‘Labour government will not run roughshod over Opposition’ – Muscat

Labour leader Joseph Muscat insists Labour will not run roughshod over opposition despite strong seat advantage but will work towards national unity

Triumphant Labour leader Joseph Muscat speaking minutes after the confirmation that Labour had won the 2013 general election with a landslide result.
Triumphant Labour leader Joseph Muscat speaking minutes after the confirmation that Labour had won the 2013 general election with a landslide result.

Prime Minister Elect and Labour leader Joseph Muscat's first official reaction to the 2013 election result, which saw labour winning by a landslide over the incumbent Nationalist Party, was to describe the result as one possible only for a movement.

Muscat was speaking minutes after the electoral result was announced, which saw Labour securing 55% of the vote compared to the Nationalist Party's 42%  resulting in a 12% vote lead for Labour, or 33,000 votes.

"This result could not have been obtained by the Labour Party alone, or any single political party. It is the result of a movement. We campaigned as a movement, and we will govern as a movement."

Muscat also said thata  new Labour government's first priority remains the development of a new energy plant, and reconvening parliament as soon as possible so that Malta's 2013 budget passes.

The labour leader however said that despite having a seven-seat majority, a new Labour government "will not try to run roughshod over the opposition" and insisted that "we will try to work with the opposition and with whomever who wants to work with us."

Muscat also saluted outgoing Prime Minister and Nationalist leader Lawrence Gonzi.

"Obviously we didn't agree on many things over the past five years, but I can say we built a good personal relationship. I salute him for the work he did for our country. I think he served the country well, even if I don't agree with him.

He said that the country is now facing two new deadlines: the first is the election of a new Nationalist Party leader and by default the Leader of the Opposition, while the second is the constitutional deadline by which the government can approve the budget which did not pass through parliament last November.

"We will be consulting with the Opposition to ensure that the budget passes without controversies. The only change we will be making is regarding the tax on minimum wage, and we will be passing it as soon as possible."
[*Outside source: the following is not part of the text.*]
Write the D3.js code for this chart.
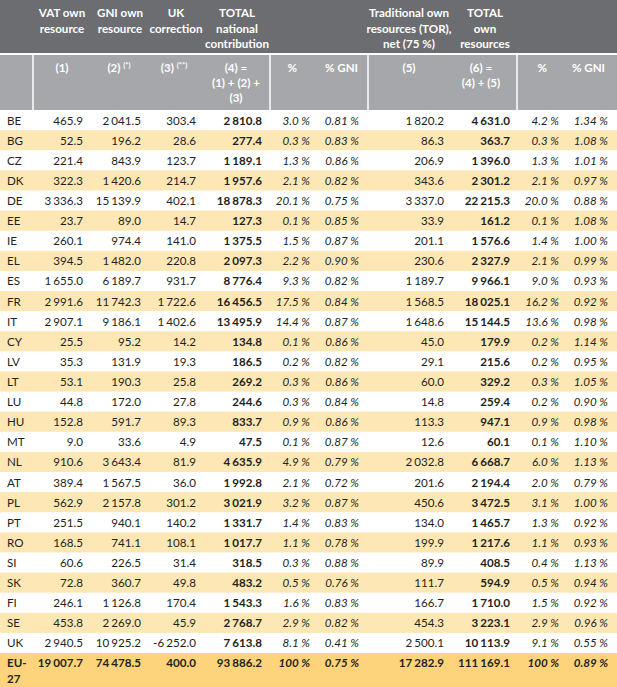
<!DOCTYPE html>
<html><head><meta charset="utf-8">
<script src="https://cdn.jsdelivr.net/npm/d3@7"></script>
<style>
html,body{margin:0;padding:0;background:#fff;}
svg{display:block;font-family:Lato,"Open Sans",sans-serif;}
</style></head>
<body><svg id="chart" width="617" height="687"></svg>
<script>
// ---------- DATA ----------
const countries = ["BE","BG","CZ","DK","DE","EE","IE","EL","ES","FR","IT","CY","LV","LT","LU","HU","MT","NL","AT","PL","PT","RO","SI","SK","FI","SE","UK"];
const vatOwn = [465.9,52.5,221.4,322.3,3336.3,23.7,260.1,394.5,1655.0,2991.6,2907.1,25.5,35.3,53.1,44.8,152.8,9.0,910.6,389.4,562.9,251.5,168.5,60.6,72.8,246.1,453.8,2940.5];
const gniOwn = [2041.5,196.2,843.9,1420.6,15139.9,89.0,974.4,1482.0,6189.7,11742.3,9186.1,95.2,131.9,190.3,172.0,591.7,33.6,3643.4,1567.5,2157.8,940.1,741.1,226.5,360.7,1126.8,2269.0,10925.2];
const ukCorrection = [303.4,28.6,123.7,214.7,402.1,14.7,141.0,220.8,931.7,1722.6,1402.6,14.2,19.3,25.8,27.8,89.3,4.9,81.9,36.0,301.2,140.2,108.1,31.4,49.8,170.4,45.9,-6252.0];
const totalNational = [2810.8,277.4,1189.1,1957.6,18878.3,127.3,1375.5,2097.3,8776.4,16456.5,13495.9,134.8,186.5,269.2,244.6,833.7,47.5,4635.9,1992.8,3021.9,1331.7,1017.7,318.5,483.2,1543.3,2768.7,7613.8];
const pctNational = [3.0,0.3,1.3,2.1,20.1,0.1,1.5,2.2,9.3,17.5,14.4,0.1,0.2,0.3,0.3,0.9,0.1,4.9,2.1,3.2,1.4,1.1,0.3,0.5,1.6,2.9,8.1];
const pctGniNational = [0.81,0.83,0.86,0.82,0.75,0.85,0.87,0.90,0.82,0.84,0.87,0.86,0.82,0.86,0.84,0.86,0.87,0.79,0.72,0.87,0.83,0.78,0.88,0.76,0.83,0.82,0.41];
const torNet = [1820.2,86.3,206.9,343.6,3337.0,33.9,201.1,230.6,1189.7,1568.5,1648.6,45.0,29.1,60.0,14.8,113.3,12.6,2032.8,201.6,450.6,134.0,199.9,89.9,111.7,166.7,454.3,2500.1];
const totalOwn = [4631.0,363.7,1396.0,2301.2,22215.3,161.2,1576.6,2327.9,9966.1,18025.1,15144.5,179.9,215.6,329.2,259.4,947.1,60.1,6668.7,2194.4,3472.5,1465.7,1217.6,408.5,594.9,1710.0,3223.1,10113.9];
const pctOwn = [4.2,0.3,1.3,2.1,20.0,0.1,1.4,2.1,9.0,16.2,13.6,0.2,0.2,0.3,0.2,0.9,0.1,6.0,2.0,3.1,1.3,1.1,0.4,0.5,1.5,2.9,9.1];
const pctGniOwn = [1.34,1.08,1.01,0.97,0.88,1.08,1.00,0.99,0.93,0.92,0.98,1.14,0.95,1.05,0.90,0.98,1.10,1.13,0.79,1.00,0.92,0.93,1.13,0.94,0.92,0.96,0.55];
const totalLabel = ["EU-","27"];
const totalRow = [19007.7,74478.5,400.0,93886.2,100,0.75,17282.9,111169.1,100,0.89];

const headerTop = [
  {lines:["VAT own","resource"], x:62},
  {lines:["GNI own","resource"], x:120},
  {lines:["UK","correction"], x:176},
  {lines:["TOTAL","national","contribution"], x:237},
  {lines:["Traditional own","resources (TOR),","net (75 %)"], x:409},
  {lines:["TOTAL","own","resources"], x:485}
];
const headerSub = [
  {lines:[["(1)"]], x:62, a:"middle"},
  {lines:[["(2) ","(*)"]], x:119, a:"middle"},
  {lines:[["(3) ","(**)"]], x:174, a:"middle"},
  {lines:[["(4) ="],["(1) + (2) +"],["(3)"]], x:236, a:"middle"},
  {lines:[["%"]], x:297, a:"end"},
  {lines:[["% GNI"]], x:358, a:"end"},
  {lines:[["(5)"]], x:409, a:"middle"},
  {lines:[["(6) ="],["(4) + (5)"]], x:481, a:"middle"},
  {lines:[["%"]], x:547, a:"end"},
  {lines:[["% GNI"]], x:605, a:"end"}
];

// ---------- LAYOUT ----------
const W = 617, H = 687;
const darkH = 53, subTop = 55, subBottom = 110;
const bodyTop = 110, bodyBottom = 653;
const C = {dark:"#6c6d70", light:"#a6a7aa", beige:"#fde7b5", gold:"#fdd47b", text:"#231f20"};

const svg = d3.select("#chart");
const y = d3.scaleBand().domain(countries).range([bodyTop, bodyBottom]);

const cols = [
  {vals:vatOwn, x:83, kind:"num"},
  {vals:gniOwn, x:141, kind:"num"},
  {vals:ukCorrection, x:196, kind:"num"},
  {vals:totalNational, x:262, kind:"num", bold:true},
  {vals:pctNational, x:310, kind:"pct1"},
  {vals:pctGniNational, x:359, kind:"pct2"},
  {vals:torNet, x:444, kind:"num"},
  {vals:totalOwn, x:510, kind:"num", bold:true},
  {vals:pctOwn, x:559, kind:"pct1"},
  {vals:pctGniOwn, x:608, kind:"pct2"}
];

// header backgrounds
svg.append("rect").attr("x",0).attr("y",0).attr("width",W).attr("height",darkH).attr("fill",C.dark);
svg.append("rect").attr("x",0).attr("y",subTop).attr("width",W).attr("height",subBottom-subTop).attr("fill",C.light);
[33,270,368,517].forEach(x=>{
  svg.append("rect").attr("x",x-0.75).attr("y",subTop).attr("width",1.5).attr("height",subBottom-subTop).attr("fill","#fff");
});

// header text
const hg = svg.append("g").attr("fill","#fff").attr("font-weight","bold").attr("font-size","11.6px");
headerTop.forEach(h=>{
  h.lines.forEach((l,i)=>{
    hg.append("text").attr("x",h.x).attr("y",17+i*15.6).attr("text-anchor","middle").text(l);
  });
});
headerSub.forEach(h=>{
  h.lines.forEach((parts,i)=>{
    const t = hg.append("text").attr("x",h.x).attr("y",71.5+i*15.2).attr("text-anchor",h.a);
    t.append("tspan").text(parts[0]);
    if(parts[1]) t.append("tspan").attr("font-size","7.5px").attr("dy",-3.5).text(parts[1]);
  });
});

// rows
const bg = svg.append("g");
countries.forEach((c,i)=>{
  if(i%2===1) bg.append("rect").attr("x",0).attr("y",y(c)).attr("width",W).attr("height",y.bandwidth()).attr("fill",C.beige);
});
bg.append("rect").attr("x",0).attr("y",bodyBottom).attr("width",W).attr("height",H-bodyBottom).attr("fill",C.gold);

const f1 = d3.format(",.1f"), f2 = d3.format(".2f"), fp1 = d3.format(".1f");
function addNum(t, v){
  const s = f1(Math.abs(v)).split(",");
  s.forEach((g,k)=>{
    const ts = t.append("tspan").text((k===0 && v<0 ? "-" : "") + g);
    if(k>0) ts.attr("dx",2.2);
  });
}
function addVal(t, v, kind){
  if(kind==="num") addNum(t,v);
  else if(kind==="pct1") t.text((v===100?"100":fp1(v))+" %");
  else t.text(f2(v)+" %");
}

const tg = svg.append("g").attr("fill",C.text).attr("font-size","11.6px");
countries.forEach((c,i)=>{
  const by = y(c) + 14.6;
  tg.append("text").attr("x",7).attr("y",by).text(c);
  cols.forEach(col=>{
    const t = tg.append("text").attr("x",col.x).attr("y",by).attr("text-anchor","end");
    if(col.bold) t.attr("font-weight","bold");
    if(col.kind!=="num") t.attr("font-style","italic");
    addVal(t, col.vals[i], col.kind);
  });
});
// total row
const ty = bodyBottom + 13.8;
totalLabel.forEach((l,i)=>{
  tg.append("text").attr("x",7).attr("y",ty+i*16).attr("font-weight","bold").text(l);
});
cols.forEach((col,j)=>{
  const t = tg.append("text").attr("x",col.x).attr("y",ty).attr("text-anchor","end").attr("font-weight","bold");
  if(col.kind!=="num") t.attr("font-style","italic");
  addVal(t, totalRow[j], col.kind);
});
</script></body></html>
Asked whether he already had in mind certain ministerial appointments, Muscat admitted that he already has several individuals in mind, but insisted it was too early to discuss appointments.

"First we must how parliament will be composed. There are new dynamics which in Malta's post-independent history were not seen in any parliament," Muscat said, noting Labour's strong seat advantage.

He also noted that it remains to be seen how it could be constitutionally changed, given that the Opposition's seat allocation might be increased to ensure district proportionality.

"There is also the issue of EU meetings which we will be preparing for in the coming days," he said, adding that Labour will be preparing for next week's EU summit, as well as the 2017 EU presidency,

"This is no joke," Muscat said, adding that he looks forward to "everyone playing their part in this."

 

He said that the only appointment that he can announce at this juncture is that of PL deputy leader Louis Grech as deputy Prime Minister with part of his portfolio being the implementation of Labour's electoral programme.

Asked to comment about Labour's landslide victory, Muscat said that "the people chose to discard the politics of the past. I think that is the message they wished to send. We are careful to keep that in mind.

"Our approach will not be to simply bring down the blue flag and put up a red one. It is essential that even with such a big majority, we work towards national unity."

Asked about whether Labour risks becoming complacent with its solid parliamentary seat majority, Muscat said that the troubles experienced by the outgoing administration and despite how it had only a one seat majority it still became detached from the public "will remain an example in our minds."